Fonterra, one of New Zealand’s largest dairy co-ops, recently opened a new farming hub which is capable of farming up to 30,000 cows, in Ying County in Eastern China.
Once fully operational, the hub will farm up to 30,000 cows, of which 16,000 will be milking cows, New Zealand’s Food Safety Minister, Jo Goodhew, said.
“Across the Hub’s three farms almost 400 local people have been employed and around 85% of the farm feed is sourced locally.
“All of this work represents a massive opportunity to boost the local economy and enable important social development outcomes,” Minister Goodhew said.
Opening of the hub complements other activity in the area, according to the New Zealand minister, that will boost local capability and the local economy.
As a result of Fonterra’s farmer training programme in collaboration with the Chinese government and farming industry, more than 1,000 local farmers have been trained in areas such as modern scale farming management, cattle breeding and disease control.
Fonterra In China
Earlier this year, at the announcement of its interim results, Fonterra said that it’s goal is to be producing one billion litres every year in China by 2018.

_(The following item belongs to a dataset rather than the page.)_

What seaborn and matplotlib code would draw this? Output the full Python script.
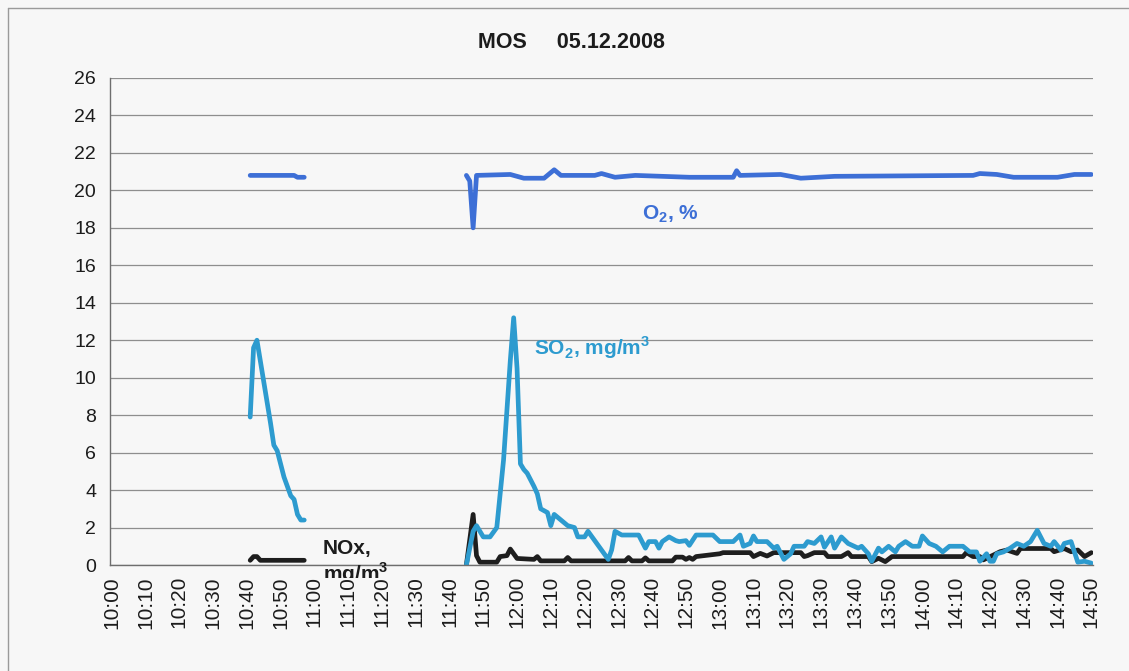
import numpy as np
import pandas as pd
import matplotlib
matplotlib.use("Agg")
import matplotlib.pyplot as plt
import seaborn as sns
from matplotlib.lines import Line2D
from matplotlib.transforms import Bbox, TransformedBbox

# ---------------------------------------------------------------------------
# Flue-gas measurements, MOS 05.12.2008 (vertices of each recorded trace)
# ---------------------------------------------------------------------------
o2_am_time = ["10:41", "10:54", "10:55", "10:57"]
o2_am = [20.8, 20.8, 20.7, 20.7]

o2_pm_time = ["11:45", "11:46", "11:47", "11:48", "11:58", "12:02", "12:08",
              "12:11", "12:13", "12:23", "12:25", "12:29", "12:35", "12:51",
              "13:04", "13:05", "13:06", "13:18", "13:24", "13:34", "14:15",
              "14:17", "14:22", "14:27", "14:40", "14:45", "14:50"]
o2_pm = [20.8, 20.5, 18.0, 20.8, 20.85, 20.65, 20.65,
         21.1, 20.8, 20.8, 20.9, 20.7, 20.8, 20.7,
         20.7, 21.05, 20.8, 20.85, 20.65, 20.75, 20.8,
         20.9, 20.85, 20.7, 20.7, 20.85, 20.85]

so2_am_time = ["10:41", "10:42", "10:43", "10:47", "10:48", "10:49", "10:51",
               "10:53", "10:54", "10:55", "10:56", "10:57"]
so2_am = [7.9, 11.6, 12.0, 7.6, 6.4, 6.1, 4.7, 3.7, 3.5, 2.7, 2.4, 2.4]

so2_pm_time = ["11:45", "11:47", "11:48", "11:50", "11:52", "11:54", "11:56",
               "11:58", "11:59", "12:00", "12:01", "12:02", "12:03", "12:05",
               "12:06", "12:07", "12:09", "12:10", "12:11", "12:13", "12:15",
               "12:17", "12:18", "12:20", "12:21", "12:23", "12:25", "12:27",
               "12:28", "12:29", "12:31", "12:36", "12:38", "12:39", "12:41",
               "12:42", "12:43", "12:45", "12:47", "12:48", "12:50", "12:51",
               "12:53", "12:58", "13:00", "13:04", "13:06", "13:07", "13:09",
               "13:10", "13:11", "13:14", "13:16", "13:17", "13:19", "13:21",
               "13:22", "13:25", "13:26", "13:28", "13:30", "13:31", "13:33",
               "13:34", "13:36", "13:38", "13:41", "13:42", "13:44", "13:45",
               "13:47", "13:48", "13:50", "13:52", "13:53", "13:55", "13:57",
               "13:59", "14:00", "14:02", "14:04", "14:06", "14:08", "14:12",
               "14:14", "14:16", "14:17", "14:19", "14:20", "14:21", "14:22",
               "14:24", "14:26", "14:28", "14:30", "14:32", "14:34", "14:36",
               "14:38", "14:39", "14:41", "14:42", "14:44", "14:45", "14:46",
               "14:48", "14:50"]
so2_pm = [0.0, 1.8, 2.1, 1.5, 1.5, 2.0, 5.6,
          10.9, 13.2, 10.5, 5.4, 5.1, 4.9, 4.2,
          3.8, 3.0, 2.8, 2.1, 2.7, 2.4, 2.1,
          2.0, 1.5, 1.5, 1.8, 1.3, 0.8, 0.3,
          0.8, 1.8, 1.6, 1.6, 0.9, 1.25, 1.25,
          0.9, 1.25, 1.5, 1.3, 1.25, 1.3, 1.05,
          1.6, 1.6, 1.25, 1.25, 1.6, 1.0, 1.15,
          1.55, 1.25, 1.25, 0.9, 1.0, 0.3, 0.6,
          1.0, 1.0, 1.25, 1.15, 1.5, 0.95, 1.5,
          0.9, 1.5, 1.15, 0.9, 1.0, 0.6, 0.2,
          0.9, 0.7, 1.0, 0.7, 1.0, 1.25, 1.0,
          1.0, 1.55, 1.15, 1.0, 0.7, 1.0, 1.0,
          0.7, 0.7, 0.2, 0.6, 0.2, 0.2, 0.6,
          0.7, 0.9, 1.15, 1.0, 1.25, 1.85, 1.15,
          1.0, 1.25, 0.8, 1.15, 1.25, 0.7, 0.15,
          0.2, 0.1]

nox_am_time = ["10:41", "10:42", "10:43", "10:44", "10:57"]
nox_am = [0.25, 0.45, 0.45, 0.25, 0.25]

nox_pm_time = ["11:45", "11:47", "11:48", "11:49", "11:54", "11:55", "11:57",
               "11:58", "12:00", "12:05", "12:06", "12:07", "12:14", "12:15",
               "12:16", "12:32", "12:33", "12:34", "12:37", "12:38", "12:39",
               "12:46", "12:47", "12:49", "12:50", "12:51", "12:52", "12:53",
               "13:00", "13:01", "13:09", "13:10", "13:12", "13:14", "13:16",
               "13:24", "13:25", "13:26", "13:28", "13:31", "13:32", "13:36",
               "13:38", "13:39", "13:44", "13:45", "13:47", "13:49", "13:51",
               "14:12", "14:13", "14:15", "14:17", "14:18", "14:21", "14:23",
               "14:25", "14:28", "14:29", "14:32", "14:38", "14:39", "14:42",
               "14:44", "14:46", "14:48", "14:50"]
nox_pm = [0.0, 2.7, 0.5, 0.15, 0.15, 0.45, 0.5,
          0.85, 0.35, 0.3, 0.45, 0.22, 0.22, 0.4,
          0.22, 0.22, 0.4, 0.22, 0.22, 0.38, 0.22,
          0.22, 0.42, 0.42, 0.3, 0.4, 0.3, 0.45,
          0.6, 0.66, 0.66, 0.45, 0.62, 0.48, 0.66,
          0.66, 0.45, 0.5, 0.66, 0.66, 0.45, 0.45,
          0.66, 0.45, 0.45, 0.18, 0.36, 0.18, 0.45,
          0.45, 0.66, 0.45, 0.45, 0.27, 0.53, 0.71,
          0.8, 0.62, 0.88, 0.88, 0.88, 0.71, 0.88,
          0.71, 0.8, 0.45, 0.66]

time_labels = ["10:00", "10:10", "10:20", "10:30", "10:40", "10:50", "11:00",
               "11:10", "11:20", "11:30", "11:40", "11:50", "12:00", "12:10",
               "12:20", "12:30", "12:40", "12:50", "13:00", "13:10", "13:20",
               "13:30", "13:40", "13:50", "14:00", "14:10", "14:20", "14:30",
               "14:40", "14:50"]
y_ticks = [0, 2, 4, 6, 8, 10, 12, 14, 16, 18, 20, 22, 24, 26]

series_order = ["O2", "NOx", "SO2"]
series_colors = {"O2": "#3d6fd6", "SO2": "#2d9bcf", "NOx": "#1e1e1e"}


def to_minutes(times):
    t = pd.to_datetime(times, format="%H:%M")
    return (t.hour - 10) * 60 + t.minute


def segment(times, values, series, seg):
    return pd.DataFrame({"minute": to_minutes(times), "value": values,
                         "series": series, "segment": seg})


df = pd.concat([
    segment(o2_am_time, o2_am, "O2", "am"),
    segment(o2_pm_time, o2_pm, "O2", "pm"),
    segment(nox_am_time, nox_am, "NOx", "am"),
    segment(nox_pm_time, nox_pm, "NOx", "pm"),
    segment(so2_am_time, so2_am, "SO2", "am"),
    segment(so2_pm_time, so2_pm, "SO2", "pm"),
], ignore_index=True)

# ---------------------------------------------------------------------------
# Styling
# ---------------------------------------------------------------------------
BG = "#f7f7f7"
GRID = "#8e8e8e"
TEXT = "#1c1c1c"

sns.set_style("white")
plt.rcParams["font.family"] = ["Liberation Sans", "DejaVu Sans"]
plt.rcParams["mathtext.fontset"] = "custom"
plt.rcParams["mathtext.rm"] = "Liberation Sans"
plt.rcParams["mathtext.bf"] = "Liberation Sans:bold"
plt.rcParams["lines.solid_joinstyle"] = "round"
plt.rcParams["lines.solid_capstyle"] = "round"

W, H = 1129, 671
fig = plt.figure(figsize=(W / 100, H / 100), dpi=100, facecolor=BG)
ax = fig.add_axes([110 / W, 106 / H, 983 / W, 487 / H], facecolor=BG)

sns.lineplot(data=df, x="minute", y="value", hue="series", units="segment",
             estimator=None, sort=False, hue_order=series_order,
             palette=series_colors, linewidth=3.4, legend=False, ax=ax)

# axes ranges and ticks
ax.set_xlim(-0.5, 290.5)
ax.set_ylim(0, 26)
ax.set_xlabel("")
ax.set_ylabel("")

ax.set_xticks(np.arange(0, 291, 10))
ax.set_xticklabels(time_labels)
ax.set_xticks(np.arange(-0.5, 291, 5), minor=True)
ax.tick_params(axis="x", which="major", length=0, pad=8, rotation=90,
               labelsize=15, labelcolor=TEXT)
ax.tick_params(axis="x", which="minor", length=4, width=0.9, color="#6e6e6e",
               direction="out")

ax.set_yticks(y_ticks)
ax.tick_params(axis="y", which="major", length=4, width=0.9, color="#6e6e6e",
               direction="out", pad=6, labelsize=14, labelcolor=TEXT)

ax.yaxis.grid(True, color=GRID, linewidth=0.9)
ax.xaxis.grid(False)
ax.set_axisbelow(True)
for side in ("top", "right"):
    ax.spines[side].set_visible(False)
for side in ("left", "bottom"):
    ax.spines[side].set_color("#6e6e6e")
    ax.spines[side].set_linewidth(1.0)

# series labels
ax.text(157, 18.45, r"O$_\mathbf{2}$, %", color=series_colors["O2"],
        fontsize=15, fontweight="bold", ha="left", va="baseline")
ax.text(125, 11.2, r"SO$_\mathbf{2}$, mg/m$^\mathbf{3}$",
        color=series_colors["SO2"], fontsize=15, fontweight="bold",
        ha="left", va="baseline")
# the NOx caption's unit line runs below the plot floor and is cut off there
nox_label = ax.text(62.5, -0.85, "NOx,\nmg/m$^\\mathbf{3}$", color=TEXT,
                    fontsize=15, fontweight="bold", ha="left", va="baseline",
                    linespacing=1.1)
nox_label.set_clip_on(True)
nox_label.set_clip_box(TransformedBbox(Bbox([[0, 93 / H], [1, 1]]),
                                       fig.transFigure))

# title
fig.text(571 / W, 1 - 42 / H, "MOS     05.12.2008", ha="center", va="center",
         fontsize=15.5, fontweight="bold", color=TEXT)

# outer chart border
fig.add_artist(Line2D([8 / W, 1], [1 - 8 / H, 1 - 8 / H],
                      transform=fig.transFigure, color="#9a9a9a", lw=1.0))
fig.add_artist(Line2D([8 / W, 8 / W], [0, 1 - 8 / H],
                      transform=fig.transFigure, color="#9a9a9a", lw=1.0))

fig.savefig("out.png", dpi=100, facecolor=BG)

The co-op said that it currently has two farms milking in the Hebei Province near Beijing and another three under development, which led the co-op to say that it’s on the right track.
The New Zealand dairy co-op built its first farm, Tangshan Fonterra Farm, in 2007 as a pilot, to see if the co-op could produce New Zealand standard milk, locally.
Since then, the herd has doubled in size and the average production per cow has increased by 30%, it says.
Today, the farm is producing around 28m litres of the country’s highest quality milk every year.
The plan is that when complete, these farms will milk about 15,000 cows and produce 150m litres of fresh milk every year, right on the doorstep of Beijing. Fonterra aims to have 1 billion litres of milk coming from its farms by the end of 2018.
Herds on the Fonterra farms in China are housed in barns and milked three times a day, with the average cow produces around 34L of milk a day.
Chinese consumption, Fonterra maintains will double over the next eight years and it intends to be in a position to supply that demand.